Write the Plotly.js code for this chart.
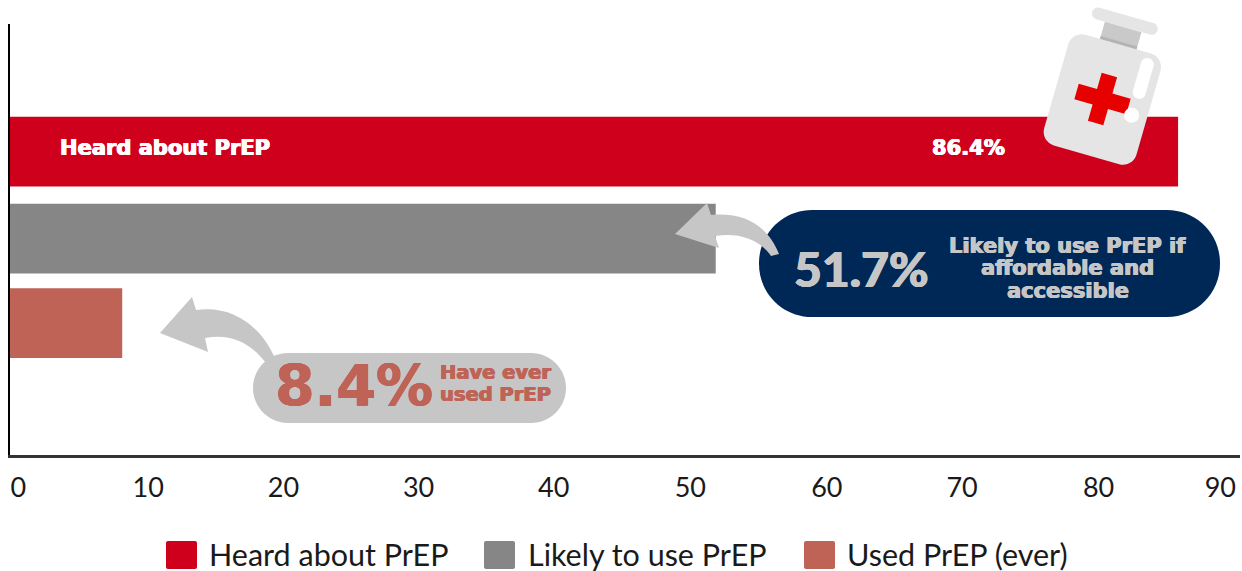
<!DOCTYPE html>
<html><head><meta charset="utf-8">
<script src="https://cdn.plot.ly/plotly-3.0.0.min.js"></script>
<style>html,body{margin:0;padding:0;background:#fff}</style></head>
<body><div id="chart" style="width:1242px;height:571px"></div>
<script>
var categories = ['Heard about PrEP', 'Likely to use PrEP', 'Used PrEP (ever)'];
var barValues = [86.4, 52.2, 8.3];
var barLabels = ['86.4%', '51.7%', '8.4%'];
var barSlots = [1, 2.01, 2.99];
var barColors = ['#CF001C', '#868686', '#BE6356'];
var tickPositions = [0.4, 10, 20, 30, 40, 50.1, 60.2, 70.2, 80.3, 89.3];
var tickLabels = ['0', '10', '20', '30', '40', '50', '60', '70', '80', '90'];

var W = 1242, H = 571, L = 10, R = 2, T = 24, B = 116;
var PW = W - L - R, PH = H - T - B;
function fx(x){ return ((x - L) / PW).toFixed(5); }
function fy(y){ return ((H - B - y) / PH).toFixed(5); }
function pt(x, y){ return fx(x) + ',' + fy(y); }
function paperShape(path, color){
  return {type:'path', xref:'paper', yref:'paper', layer:'above', path:path, fillcolor:color, line:{width:0}};
}
function rrect(x0, y0, x1, y1, r, map){
  var k = 0.5523 * r;
  map = map || function(a, b){ return [a, b]; };
  function q(a, b){ var m = map(a, b); return pt(m[0], m[1]); }
  return 'M' + q(x0 + r, y0) + ' L' + q(x1 - r, y0) +
    ' C' + q(x1 - r + k, y0) + ' ' + q(x1, y0 + r - k) + ' ' + q(x1, y0 + r) +
    ' L' + q(x1, y1 - r) +
    ' C' + q(x1, y1 - r + k) + ' ' + q(x1 - r + k, y1) + ' ' + q(x1 - r, y1) +
    ' L' + q(x0 + r, y1) +
    ' C' + q(x0 + r - k, y1) + ' ' + q(x0, y1 - r + k) + ' ' + q(x0, y1 - r) +
    ' L' + q(x0, y0 + r) +
    ' C' + q(x0, y0 + r - k) + ' ' + q(x0 + r - k, y0) + ' ' + q(x0 + r, y0) + ' Z';
}
var th = 16 * Math.PI / 180, c = Math.cos(th), s = Math.sin(th);
function bottle(u, v){ return [1102.5 + u * c - v * s, 99 + u * s + v * c]; }
function poly(list){
  return 'M' + list.map(function(p){ var m = bottle(p[0], p[1]); return pt(m[0], m[1]); }).join(' L') + ' Z';
}

var shapes = [
  paperShape(rrect(166, 541, 197, 569, 2), barColors[0]),
  paperShape(rrect(484, 541, 515, 569, 2), barColors[1]),
  paperShape(rrect(804, 541, 835, 569, 2), barColors[2]),
  paperShape(rrect(759, 210, 1220, 317, 53), '#002856'),
  paperShape('M' + pt(675, 234) + ' L' + pt(707, 203) + ' L' + pt(711, 215) +
    ' C' + pt(745, 212) + ' ' + pt(768, 226) + ' ' + pt(779, 254) +
    ' L' + pt(771, 256) + ' C' + pt(760, 240) + ' ' + pt(740, 232) + ' ' + pt(715, 236) +
    ' L' + pt(719, 248) + ' Z', '#C6C6C6'),
  paperShape(rrect(253, 353, 566, 423, 35), '#C6C6C6'),
  paperShape('M' + pt(160, 333) + ' L' + pt(192, 297) + ' L' + pt(196, 310) +
    ' C' + pt(232, 305) + ' ' + pt(260, 325) + ' ' + pt(275, 358) +
    ' L' + pt(266, 363) + ' C' + pt(250, 342) + ' ' + pt(230, 333) + ' ' + pt(205, 338) +
    ' L' + pt(208, 352) + ' Z', '#C6C6C6'),
  paperShape(rrect(-34, -87, 34, -75, 6, bottle), '#E5E5E5'),
  paperShape(poly([[-19, -75], [19, -75], [19, -56], [-19, -56]]), '#C9C9C9'),
  paperShape(poly([[-19, -60], [19, -60], [19, -56], [-19, -56]]), '#B4B4B4'),
  paperShape(rrect(-48, -57, 48, 58, 14, bottle), '#E5E5E5'),
  paperShape(poly([[-8, -25], [8, -25], [8, -8], [27, -8], [27, 8], [8, 8], [8, 25], [-8, 25], [-8, 8], [-27, 8], [-27, -8], [-8, -8]]), '#E60000'),
  paperShape(rrect(27, -52, 40, -10, 6.5, bottle), '#FFFFFF'),
  paperShape(rrect(25, 0, 40, 15, 7.5, bottle), '#FFFFFF')
];

function note(text, x, y, size, color, family, weight){
  var sh = '0.6px 0 0 ' + color + ', -0.6px 0 0 ' + color + ', 0 0.4px 0 ' + color;
  return {text:text, xref:'paper', yref:'paper', x:+fx(x), y:+fy(y), xanchor:'center', yanchor:'middle',
    showarrow:false, align:'center',
    font:{family:family || 'DejaVu Sans', size:size, color:color, weight:weight || 700, shadow:sh}};
}
var annotations = [
  note(categories[0], 165, 148, 21, '#FFFFFF'),
  note(barLabels[0], 969, 148, 21, '#FFFFFF'),
  note(barLabels[1], 861, 268, 48, '#C6C6C6', 'Lato', 900),
  note('Likely to use PrEP if', 1068, 246, 21, '#C6C6C6'),
  note('affordable and', 1068, 268, 21, '#C6C6C6'),
  note('accessible', 1068, 291, 21, '#C6C6C6'),
  note(barLabels[2], 354, 386, 57, '#BE6356'),
  note('Have ever', 496, 372.5, 19.5, '#BE6356'),
  note('used PrEP', 496, 394.5, 19.5, '#BE6356')
];

var traces = categories.map(function(name, i){
  return {type:'bar', orientation:'h', name:name, x:[barValues[i]], y:[barSlots[i]], width:0.81,
    marker:{color:barColors[i]}, hoverinfo:'x+name'};
});

Plotly.newPlot('chart', traces, {
  width:W, height:H, autosize:false,
  margin:{l:L, r:R, t:T, b:B, pad:0},
  paper_bgcolor:'#fff', plot_bgcolor:'#fff',
  barmode:'overlay',
  font:{family:'Lato', color:'#222'},
  xaxis:{range:[0, 90.98], tickmode:'array', tickvals:tickPositions, ticktext:tickLabels,
    showgrid:false, zeroline:false, showline:true, linecolor:'#333', linewidth:3,
    ticks:'outside', ticklen:7, tickcolor:'rgba(0,0,0,0)', ticklabelshift:3,
    tickfont:{family:'Lato', size:27, color:'#1a1a1a'}},
  yaxis:{range:[4.52, -0.48], showticklabels:false, ticks:'', showgrid:false, zeroline:false,
    showline:true, linecolor:'#000', linewidth:2},
  showlegend:true,
  legend:{orientation:'h', xref:'container', yref:'container', x:161/W, y:(H-528)/H, xanchor:'left', yanchor:'top',
    entrywidth:266, entrywidthmode:'pixels', itemwidth:38, itemclick:false, itemdoubleclick:false,
    font:{family:'Lato', size:30.5, color:'#1a1a1a'}, bgcolor:'rgba(0,0,0,0)', traceorder:'normal'},
  shapes:shapes, annotations:annotations
}, {displayModeBar:false, staticPlot:true});
</script></body></html>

* The task: Leave out the pictures and restate everything else word for word.

* The response:
Write the Plotly.js code for this chart.
<!DOCTYPE html>
<html><head><meta charset="utf-8">
<script src="https://cdn.plot.ly/plotly-3.0.0.min.js"></script>
<style>html,body{margin:0;padding:0;background:#fff}</style></head>
<body><div id="chart" style="width:1242px;height:571px"></div>
<script>
var categories = ['Heard about PrEP', 'Likely to use PrEP', 'Used PrEP (ever)'];
var barValues = [86.4, 52.2, 8.3];
var barLabels = ['86.4%', '51.7%', '8.4%'];
var barSlots = [1, 2.01, 2.99];
var barColors = ['#CF001C', '#868686', '#BE6356'];
var tickPositions = [0.4, 10, 20, 30, 40, 50.1, 60.2, 70.2, 80.3, 89.3];
var tickLabels = ['0', '10', '20', '30', '40', '50', '60', '70', '80', '90'];

var W = 1242, H = 571, L = 10, R = 2, T = 24, B = 116;
var PW = W - L - R, PH = H - T - B;
function fx(x){ return ((x - L) / PW).toFixed(5); }
function fy(y){ return ((H - B - y) / PH).toFixed(5); }
function pt(x, y){ return fx(x) + ',' + fy(y); }
function paperShape(path, color){
  return {type:'path', xref:'paper', yref:'paper', layer:'above', path:path, fillcolor:color, line:{width:0}};
}
function rrect(x0, y0, x1, y1, r, map){
  var k = 0.5523 * r;
  map = map || function(a, b){ return [a, b]; };
  function q(a, b){ var m = map(a, b); return pt(m[0], m[1]); }
  return 'M' + q(x0 + r, y0) + ' L' + q(x1 - r, y0) +
    ' C' + q(x1 - r + k, y0) + ' ' + q(x1, y0 + r - k) + ' ' + q(x1, y0 + r) +
    ' L' + q(x1, y1 - r) +
    ' C' + q(x1, y1 - r + k) + ' ' + q(x1 - r + k, y1) + ' ' + q(x1 - r, y1) +
    ' L' + q(x0 + r, y1) +
    ' C' + q(x0 + r - k, y1) + ' ' + q(x0, y1 - r + k) + ' ' + q(x0, y1 - r) +
    ' L' + q(x0, y0 + r) +
    ' C' + q(x0, y0 + r - k) + ' ' + q(x0 + r - k, y0) + ' ' + q(x0 + r, y0) + ' Z';
}
var th = 16 * Math.PI / 180, c = Math.cos(th), s = Math.sin(th);
function bottle(u, v){ return [1102.5 + u * c - v * s, 99 + u * s + v * c]; }
function poly(list){
  return 'M' + list.map(function(p){ var m = bottle(p[0], p[1]); return pt(m[0], m[1]); }).join(' L') + ' Z';
}

var shapes = [
  paperShape(rrect(166, 541, 197, 569, 2), barColors[0]),
  paperShape(rrect(484, 541, 515, 569, 2), barColors[1]),
  paperShape(rrect(804, 541, 835, 569, 2), barColors[2]),
  paperShape(rrect(759, 210, 1220, 317, 53), '#002856'),
  paperShape('M' + pt(675, 234) + ' L' + pt(707, 203) + ' L' + pt(711, 215) +
    ' C' + pt(745, 212) + ' ' + pt(768, 226) + ' ' + pt(779, 254) +
    ' L' + pt(771, 256) + ' C' + pt(760, 240) + ' ' + pt(740, 232) + ' ' + pt(715, 236) +
    ' L' + pt(719, 248) + ' Z', '#C6C6C6'),
  paperShape(rrect(253, 353, 566, 423, 35), '#C6C6C6'),
  paperShape('M' + pt(160, 333) + ' L' + pt(192, 297) + ' L' + pt(196, 310) +
    ' C' + pt(232, 305) + ' ' + pt(260, 325) + ' ' + pt(275, 358) +
    ' L' + pt(266, 363) + ' C' + pt(250, 342) + ' ' + pt(230, 333) + ' ' + pt(205, 338) +
    ' L' + pt(208, 352) + ' Z', '#C6C6C6'),
  paperShape(rrect(-34, -87, 34, -75, 6, bottle), '#E5E5E5'),
  paperShape(poly([[-19, -75], [19, -75], [19, -56], [-19, -56]]), '#C9C9C9'),
  paperShape(poly([[-19, -60], [19, -60], [19, -56], [-19, -56]]), '#B4B4B4'),
  paperShape(rrect(-48, -57, 48, 58, 14, bottle), '#E5E5E5'),
  paperShape(poly([[-8, -25], [8, -25], [8, -8], [27, -8], [27, 8], [8, 8], [8, 25], [-8, 25], [-8, 8], [-27, 8], [-27, -8], [-8, -8]]), '#E60000'),
  paperShape(rrect(27, -52, 40, -10, 6.5, bottle), '#FFFFFF'),
  paperShape(rrect(25, 0, 40, 15, 7.5, bottle), '#FFFFFF')
];

function note(text, x, y, size, color, family, weight){
  var sh = '0.6px 0 0 ' + color + ', -0.6px 0 0 ' + color + ', 0 0.4px 0 ' + color;
  return {text:text, xref:'paper', yref:'paper', x:+fx(x), y:+fy(y), xanchor:'center', yanchor:'middle',
    showarrow:false, align:'center',
    font:{family:family || 'DejaVu Sans', size:size, color:color, weight:weight || 700, shadow:sh}};
}
var annotations = [
  note(categories[0], 165, 148, 21, '#FFFFFF'),
  note(barLabels[0], 969, 148, 21, '#FFFFFF'),
  note(barLabels[1], 861, 268, 48, '#C6C6C6', 'Lato', 900),
  note('Likely to use PrEP if', 1068, 246, 21, '#C6C6C6'),
  note('affordable and', 1068, 268, 21, '#C6C6C6'),
  note('accessible', 1068, 291, 21, '#C6C6C6'),
  note(barLabels[2], 354, 386, 57, '#BE6356'),
  note('Have ever', 496, 372.5, 19.5, '#BE6356'),
  note('used PrEP', 496, 394.5, 19.5, '#BE6356')
];

var traces = categories.map(function(name, i){
  return {type:'bar', orientation:'h', name:name, x:[barValues[i]], y:[barSlots[i]], width:0.81,
    marker:{color:barColors[i]}, hoverinfo:'x+name'};
});

Plotly.newPlot('chart', traces, {
  width:W, height:H, autosize:false,
  margin:{l:L, r:R, t:T, b:B, pad:0},
  paper_bgcolor:'#fff', plot_bgcolor:'#fff',
  barmode:'overlay',
  font:{family:'Lato', color:'#222'},
  xaxis:{range:[0, 90.98], tickmode:'array', tickvals:tickPositions, ticktext:tickLabels,
    showgrid:false, zeroline:false, showline:true, linecolor:'#333', linewidth:3,
    ticks:'outside', ticklen:7, tickcolor:'rgba(0,0,0,0)', ticklabelshift:3,
    tickfont:{family:'Lato', size:27, color:'#1a1a1a'}},
  yaxis:{range:[4.52, -0.48], showticklabels:false, ticks:'', showgrid:false, zeroline:false,
    showline:true, linecolor:'#000', linewidth:2},
  showlegend:true,
  legend:{orientation:'h', xref:'container', yref:'container', x:161/W, y:(H-528)/H, xanchor:'left', yanchor:'top',
    entrywidth:266, entrywidthmode:'pixels', itemwidth:38, itemclick:false, itemdoubleclick:false,
    font:{family:'Lato', size:30.5, color:'#1a1a1a'}, bgcolor:'rgba(0,0,0,0)', traceorder:'normal'},
  shapes:shapes, annotations:annotations
}, {displayModeBar:false, staticPlot:true});
</script></body></html>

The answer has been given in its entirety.